Nothing is certain...

The world of work is in a state of continual change: your career today may involve moving between a number of different job functions and employers, and those jobs and employers are themselves likely to change and develop during the time you are employed in them. Employers are therefore seeking employees who are enterprising, resourceful and adaptable and who, as well as their qualifications, possess a range of skills which can be used in a wide variety of settings as well as in their careers. These are known as employability skills.
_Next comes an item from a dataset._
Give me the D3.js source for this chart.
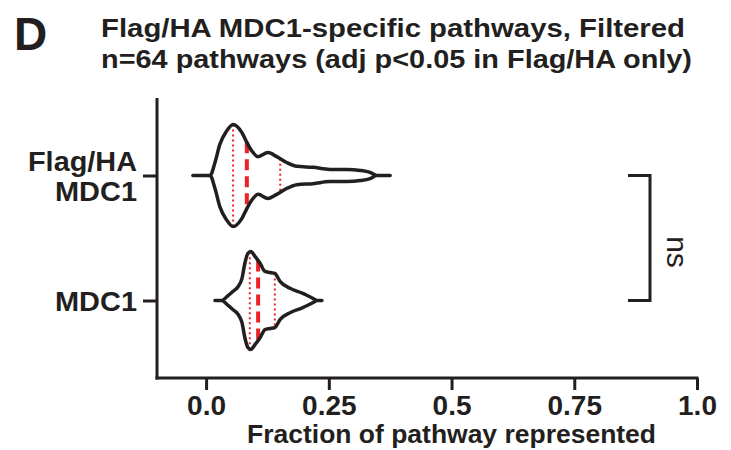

The main employability skills are...

    • Written Communication - able to express yourself clearly in writing
    • Verbal Communication - expressing your ideas clearly and confidently in speech
  • FLEXIBILITY - adapting successfully to changing situations and environments
  • PERSUADING - able to convince others, to discuss and reach agreement
  • TEAMWORK - working confidently within a group 
  • LEADERSHIP - able to motivate and direct others
  • PLANNING AND ORGANISING - able to plan activities and carry them through effectively
  • INVESTIGATING, ANALYSING AND PROBLEM SOLVING - gathering information systematically to establish facts and principles
  • NUMERACY - able to carry out arithmetic operations/understand data

Thinking ahead

This does not mean that your qualifications are irrelevant to employers - the subject and standard of your qualifications may be essential or useful in helping you enter your chosen career - but it does mean that, in parallel with your studies, you should aim to develop skills that will be of help to you in your future career as such skills are sought by all kinds of employers. The skills you should be developing are the skills that reflect your own personality, interests and abilities - as these are the qualities that will influence your eventual choice of career.

Current Awareness

As part of your job hunt you will need to make sure that you keep up to date with developments and news in your chosen field. Having current knowledge will enhance your credibility and help you ask informed and relevant questions at interviews.

Employers will want to see that you have an understanding of an organisation's history and mission and that you are aware of any current political or economic issues that may affect its work.

Newspapers, news sites, industry and sector publications are of course an essential source of information to keep yourself up-to-date. Association websites are also an important resource as they can help you identify the skills required for a particular profession along with advertising latest vacancies and career opportunities.